ところでつとめ場所は翌年の慶応元年に完成しますが、「この普請は三十年の見込み」と言われます。どのような意味でしょうか。「新築成った明るい綺麗なつとめ場所こそ、正しく成人の歩を進めた、心のふしんの姿であり、きりなしふしんへの門出であった。」(『教祖伝』六一、六二頁)ここからつとめ場所という形のふしんはできたが、それに相応しい心のふしんはまだまだであと三十年はかかる、きりなしであるということを教えられているのでしょうか。
  元治元年から三十年後は明治二十七年で、翌年十一月十四日教祖の御普請御許し願いが出されますが、「成人半ばで思案という理出掛けたらどうもならん」と仰せられ「仮屋」の許しだけで普請は差し止められます。明治二十七年、八年頃お道は燎原に火の勢いで伸び広がり、信者数三百万をこえたといわれていますが、心のふしんが進んでおらず、人間思案や御利益信心の息を出ていない人が多かったと思われます。翌二十九年には本教の撲滅を指示する内務省の秘密訓令が出され、大和神社の節をはるかにこえるスケールの大きい親神からの真実の心をみるためし、教内の指導的立場にいる人の仕込みがなされることになります。「たすけふしぎふしん、真実の心を受け取るためのふしぎふしん。
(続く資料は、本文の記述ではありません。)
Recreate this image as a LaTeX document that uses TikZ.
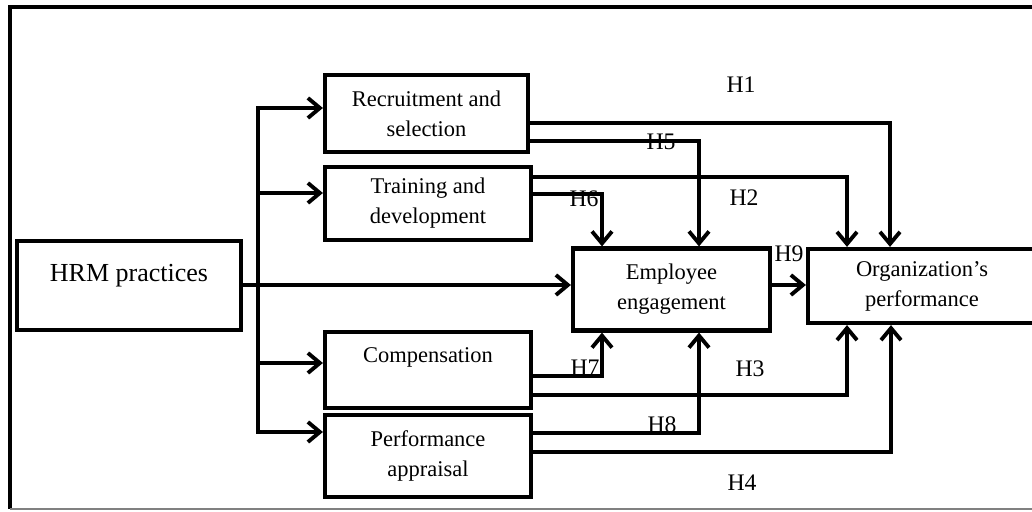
\documentclass[tikz,border=0pt]{standalone}
\usepackage{fontspec}
\setmainfont{Liberation Serif}
\usepackage{tikz}
\usetikzlibrary{arrows.meta}
\usetikzlibrary{positioning}

\begin{document}
\begin{tikzpicture}
      [x=0.02cm,y=-0.02cm,
       factorBox/.style={rectangle,draw=black,line width=2.4pt,align=center,inner sep=2pt,
                         font=\fontsize{12.8}{17}\selectfont},
       hypLabel/.style={inner sep=0pt,font=\fontsize{13.5}{15}\selectfont},
       pathLine/.style={line width=2.2pt,line join=miter},
       pathArrow/.style={pathLine,-{Straight Barb[length=2.4mm,width=4mm]}}]
      \useasboundingbox (0,0) rectangle (1032,511);
      % frame
      \draw[line width=2.4pt] (1045,7) -- (10,7) -- (10,509);
      \draw[gray,line width=0.9pt] (10,509) -- (1045,509);

      \node[factorBox,minimum width=4.48cm,minimum height=1.78cm,font=\fontsize{14.8}{14}\selectfont]
            (hrm) at (129,285.5) {HRM practices\\ ~};
      \node[factorBox,minimum width=4.06cm,minimum height=1.54cm] (recruit) at (426.5,113.5) {Recruitment and\\selection};
      \node[factorBox,minimum width=4.12cm,minimum height=1.46cm] (train) at (428,203.5) {Training and\\development};
      \node[factorBox,minimum width=4.12cm,minimum height=1.52cm] (comp) at (428,370) {Compensation\\ ~};
      \node[factorBox,minimum width=4.12cm,minimum height=1.64cm] (appraise) at (428,456) {Performance\\appraisal};
      \node[factorBox,minimum width=3.94cm,minimum height=1.64cm] (engage) at (671.5,289.5) {Employee\\engagement};
      \node[factorBox,minimum width=4.56cm,minimum height=1.48cm] (org) at (922,286) {Organization’s\\performance};

      % HRM practices to the four practices
      \coordinate (split) at (258,285);
      \draw[pathLine,{Straight Barb[length=2.4mm,width=4mm]}-{Straight Barb[length=2.4mm,width=4mm]}]
            (recruit.west |- 0,108) -| (split) |- (appraise.west |- 0,432);
      \draw[pathArrow] (split |- 0,193) -- (train.west |- 0,193);
      \draw[pathArrow] (split |- 0,363) -- (comp.west |- 0,363);
      \draw[pathArrow] (hrm.east |- 0,285) -- (engage.west |- 0,285);
      \draw[pathArrow] (engage.east |- 0,285) -- (org.west |- 0,285);

      % practices to engagement and performance
      \draw[pathArrow] (recruit.east |- 0,123) -| (org.north -| 890,0);
      \draw[pathArrow] (recruit.east |- 0,141) -| (engage.north -| 699,0);
      \draw[pathArrow] (train.east |- 0,177) -| (org.north -| 847,0);
      \draw[pathArrow] (train.east |- 0,194) -| (engage.north -| 602,0);
      \draw[pathArrow] (comp.east |- 0,376) -| (engage.south -| 602,0);
      \draw[pathArrow] (comp.east |- 0,395) -| (org.south -| 847,0);
      \draw[pathArrow] (appraise.east |- 0,433) -| (engage.south -| 699,0);
      \draw[pathArrow] (appraise.east |- 0,452) -| (org.south -| 891,0);

      \node[hypLabel] (h1) at (741,85) {H1};
      \node[hypLabel] (h2) at (744,198) {H2};
      \node[hypLabel] (h3) at (750,369) {H3};
      \node[hypLabel] (h4) at (742,483) {H4};
      \node[hypLabel] (h5) at (661,142) {H5};
      \node[hypLabel] (h6) at (584,199) {H6};
      \node[hypLabel] (h7) at (585,368) {H7};
      \node[hypLabel] (h8) at (662,425) {H8};
      \node[hypLabel] (h9) at (789,254) {H9};
    \end{tikzpicture}
\end{document}
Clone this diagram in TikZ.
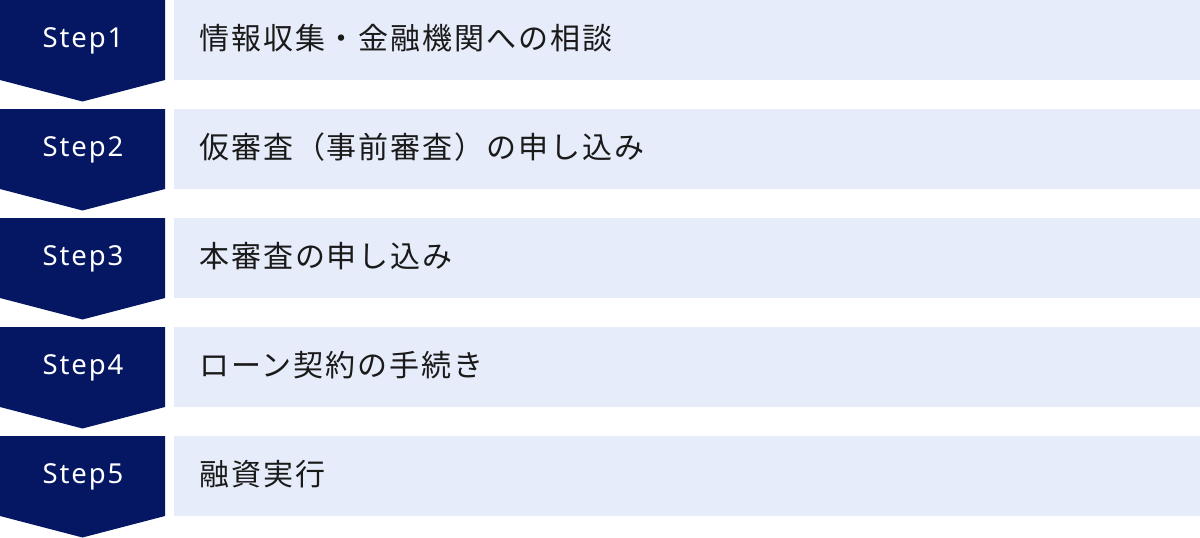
\documentclass[tikz,border=0pt]{standalone}
\usepackage{fontspec}
\setmainfont{Noto Sans CJK JP}
\newfontfamily\stepfont[LetterSpace=7]{Noto Sans}
\newfontfamily\jpfont[LetterSpace=6.5]{Noto Sans CJK JP}
\definecolor{navy}{HTML}{051763}
\definecolor{pale}{HTML}{E6ECF9}
\definecolor{ink}{HTML}{1A1A1A}
\tikzset{
  stepshape/.style={fill=navy,draw=none},
  barbox/.style={fill=pale,draw=none},
  steplabel/.style={text=white,font=\stepfont\fontsize{27.5}{30}\selectfont,inner sep=0pt,anchor=center},
  itemlabel/.style={text=ink,font=\jpfont\fontsize{30}{34}\selectfont,inner sep=0pt,anchor=west},
}
\begin{document}
\begin{tikzpicture}[x=1pt,y=-1pt]
\useasboundingbox (0,0) rectangle (1200,538);
\foreach \i/\t [count=\n from 1] in {0/情報収集・金融機関への相談,1/仮審査（事前審査）の申し込み,2/本審査の申し込み,3/ローン契約の手続き,4/融資実行}{
  \pgfmathsetmacro{\top}{109*\i}
  \fill[stepshape] (0,\top) -- (165,\top) -- (165,\top+80) -- (82.5,\top+101.5) -- (0,\top+80) -- cycle;
  \fill[barbox] (174,\top) rectangle (1200,\top+80);
  \node[steplabel] (s\n) at (83,\top+41) {Step\n};
  \node[itemlabel] (t\n) at (199,\top+38) {\t};
}
\end{tikzpicture}
\end{document}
」(M23.6.15)このおさしづは「ふしん」は「たすけぶしん」であるがゆえに 「ふしん」には予期しない節を伴いやすいという意味も含んでいるとも受けとることができます。
 ともあれ教祖はつとめ場所のふしん以後「じつのたすけハこれからや」(三下り、四ツ)と教示されますように、たすけ一条の道の根本であるおつとめ、さづけを教えられ始め、その勤修と取次ぎによって心のきりなしふしんを進められますが、教祖の御苦労はまさにここにあったと言えるのではないでしょうか。